■ REQUIREMENT: Restate, exactly and without pictures, the lines from the start of the listing below through the line holding "const m1Ticks = [0, 50, 100, 150];".

■ INFORMATION SUPPLIED:

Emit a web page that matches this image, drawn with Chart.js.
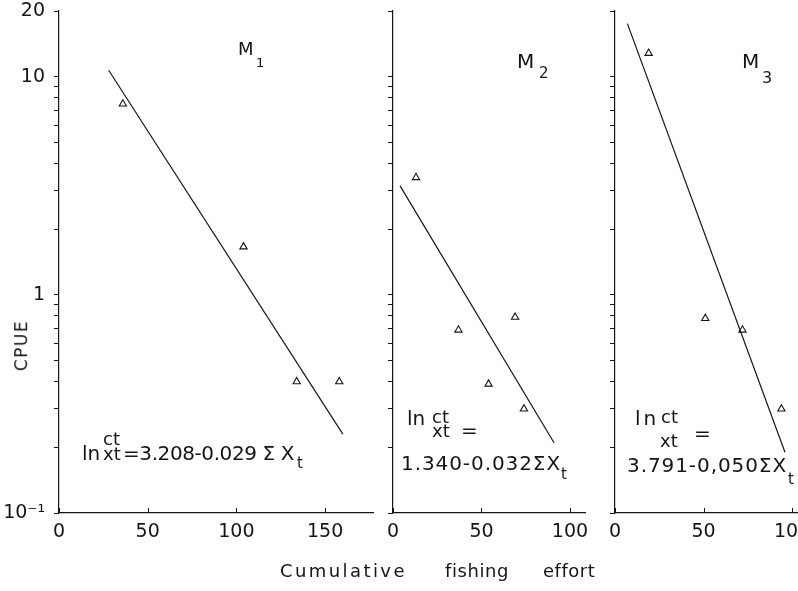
<!DOCTYPE html>
<html>
<head>
<title>CPUE vs cumulative fishing effort</title>
<script src="https://cdn.jsdelivr.net/npm/chart.js"></script>
<style>
    body {
        margin: 0;
        width: 798px;
        height: 591px;
        overflow: hidden;
        position: relative;
        background: #fff;
        color: #151515;
        font-family: "DejaVu Sans", sans-serif;
    }
    canvas { position: absolute; top: 0; }
    .t { position: absolute; white-space: nowrap; line-height: 1; }
</style>
</head>
<body>
<canvas id="m1" width="400" height="591" style="left:0px"></canvas>
<canvas id="m2" width="239" height="591" style="left:373px"></canvas>
<canvas id="m3" width="229" height="591" style="left:595px"></canvas>

<script>
// y axis (log) ticks and their labels
const yTicks = [0.1, 0.2, 0.3, 0.4, 0.5, 0.6, 0.7, 0.8, 0.9, 1, 2, 3, 4, 5, 6, 7, 8, 9, 10, 20];
const yLabels = { 0.1: '10⁻¹', 1: '1', 10: '10', 20: '20' };

// M1
const m1Effort = [36, 104, 134, 158];
const m1Cpue = [7.5, 1.66, 0.40, 0.40];
const m1FitEffort = [28, 160];
const m1FitCpue = [10.7, 0.23];
const m1Ticks = [0, 50, 100, 150];

// M2
const m2Effort = [13, 37, 54, 69, 74];
const m2Cpue = [3.45, 0.69, 0.39, 0.79, 0.30];
const m2FitEffort = [4, 91];
const m2FitCpue = [3.16, 0.21];
const m2Ticks = [0, 50, 100];

// M3
const m3Effort = [19, 51, 72, 94];
const m3Cpue = [12.8, 0.78, 0.69, 0.30];
const m3FitEffort = [7, 96];
const m3FitCpue = [17.5, 0.19];
const m3Ticks = [0, 50, 100];

Chart.defaults.font.family = '"DejaVu Sans", sans-serif';
Chart.defaults.color = '#151515';

const ink = '#151515';

// x ticks point up into the plot
const innerTicks = {
    id: 'innerTicks',
    afterDraw(chart) {
        const { ctx, chartArea } = chart;
        const x = chart.scales.x;
        ctx.save();
        ctx.strokeStyle = ink;
        ctx.lineWidth = 1;
        x.ticks.forEach(t => {
            const px = Math.round(x.getPixelForValue(t.value)) + 0.5;
            ctx.beginPath();
            ctx.moveTo(px, chartArea.bottom);
            ctx.lineTo(px, chartArea.bottom - 5);
            ctx.stroke();
        });
        ctx.restore();
    }
};

function pairs(xs, ys) {
    return xs.map((v, i) => ({ x: v, y: ys[i] }));
}

function makePanel(id, effort, cpue, fitX, fitY, xMax, xTicks, axisWidth, showLabels) {
    return new Chart(document.getElementById(id), {
        type: 'scatter',
        data: {
            datasets: [{
                data: pairs(effort, cpue),
                pointStyle: 'triangle',
                pointRadius: 4.2,
                borderColor: ink,
                backgroundColor: 'rgba(0,0,0,0)',
                borderWidth: 1.1
            }, {
                type: 'line',
                data: pairs(fitX, fitY),
                borderColor: ink,
                borderWidth: 1.2,
                pointRadius: 0,
                fill: false
            }]
        },
        options: {
            responsive: false,
            animation: false,
            layout: { padding: { top: 11, right: 27, left: 0, bottom: 0 } },
            plugins: { legend: { display: false }, tooltip: { enabled: false } },
            scales: {
                x: {
                    type: 'linear',
                    min: 0,
                    max: xMax,
                    afterBuildTicks: s => { s.ticks = xTicks.map(v => ({ value: v })); },
                    afterFit: s => { s.height = 78; s.paddingLeft = 0; s.paddingRight = 0; },
                    grid: { drawOnChartArea: false, drawTicks: false },
                    border: { color: ink, width: 1.2 },
                    ticks: { font: { size: 19 }, padding: 8, autoSkip: false, maxRotation: 0 }
                },
                y: {
                    type: 'logarithmic',
                    min: 0.1,
                    max: 20,
                    afterBuildTicks: s => { s.ticks = yTicks.map(v => ({ value: v })); },
                    afterFit: s => { s.width = axisWidth; s.paddingTop = 0; s.paddingBottom = 0; },
                    grid: { drawOnChartArea: false, drawTicks: true, tickLength: 5, color: ink },
                    border: { color: ink, width: 1.2 },
                    ticks: {
                        autoSkip: false,
                        font: { size: 19 },
                        padding: 9,
                        callback: v => showLabels ? (yLabels[v] || '') : ''
                    }
                }
            }
        },
        plugins: [innerTicks]
    });
}

makePanel('m1', m1Effort, m1Cpue, m1FitEffort, m1FitCpue, 177, m1Ticks, 59, true);
makePanel('m2', m2Effort, m2Cpue, m2FitEffort, m2FitCpue, 108.5, m2Ticks, 20, false);
makePanel('m3', m3Effort, m3Cpue, m3FitEffort, m3FitCpue, 102.8, m3Ticks, 20, false);

// text placed by baseline; optional width stretches the letter spacing
function put(html, left, base, size, width, extra) {
    const d = document.createElement('div');
    d.className = 't';
    d.innerHTML = html;
    d.style.left = left + 'px';
    d.style.top = (base - 0.846 * size) + 'px';
    d.style.fontSize = size + 'px';
    if (extra) Object.assign(d.style, extra);
    document.body.appendChild(d);
    if (width) {
        const n = d.textContent.length;
        const gap = (width - d.getBoundingClientRect().width) / n;
        d.style.letterSpacing = gap.toFixed(2) + 'px';
    }
    return d;
}

// panel names
put('M', 238, 55, 18); put('1', 256, 67, 13);
put('M', 517, 68, 20); put('2', 539, 79, 15);
put('M', 742, 68, 20); put('3', 762, 84, 16);

// equations
put('ln', 82, 460, 20);
put('ct', 103, 445, 18);
put('xt', 103, 460, 18);
put('=3.208-0.029 Σ X', 123, 460, 20, 171);
put('t', 297, 469, 15);

put('ln', 407, 425, 20);
put('ct', 432, 423, 18);
put('xt', 432, 437, 18);
put('=', 461, 437, 20);
put('1.340-0.032ΣX', 401, 470, 20, 160);
put('t', 561, 480, 15);

put('ln', 635, 425, 20, 0, { letterSpacing: '3px' });
put('ct', 661, 423, 18);
put('xt', 660, 447, 18);
put('=', 694, 440, 20);
put('3.791-0,050ΣX', 627, 472, 20, 160);
put('t', 788, 485, 15);

// axis titles
put('Cumulative', 280, 577, 18, 127);
put('fishing', 445, 577, 18, 64);
put('effort', 543, 577, 18, 52);
const yt = put('CPUE', 0, 0, 17, 0, { letterSpacing: '1.5px' });
yt.style.left = '-4px';
yt.style.top = '337px';
yt.style.transform = 'rotate(-90deg)';
</script>
</body>
</html>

■ RESPONSE TO THIS EXERCISE:
Emit a web page that matches this image, drawn with Chart.js.
<!DOCTYPE html>
<html>
<head>
<title>CPUE vs cumulative fishing effort</title>
<script src="https://cdn.jsdelivr.net/npm/chart.js"></script>
<style>
    body {
        margin: 0;
        width: 798px;
        height: 591px;
        overflow: hidden;
        position: relative;
        background: #fff;
        color: #151515;
        font-family: "DejaVu Sans", sans-serif;
    }
    canvas { position: absolute; top: 0; }
    .t { position: absolute; white-space: nowrap; line-height: 1; }
</style>
</head>
<body>
<canvas id="m1" width="400" height="591" style="left:0px"></canvas>
<canvas id="m2" width="239" height="591" style="left:373px"></canvas>
<canvas id="m3" width="229" height="591" style="left:595px"></canvas>

<script>
// y axis (log) ticks and their labels
const yTicks = [0.1, 0.2, 0.3, 0.4, 0.5, 0.6, 0.7, 0.8, 0.9, 1, 2, 3, 4, 5, 6, 7, 8, 9, 10, 20];
const yLabels = { 0.1: '10⁻¹', 1: '1', 10: '10', 20: '20' };

// M1
const m1Effort = [36, 104, 134, 158];
const m1Cpue = [7.5, 1.66, 0.40, 0.40];
const m1FitEffort = [28, 160];
const m1FitCpue = [10.7, 0.23];
const m1Ticks = [0, 50, 100, 150];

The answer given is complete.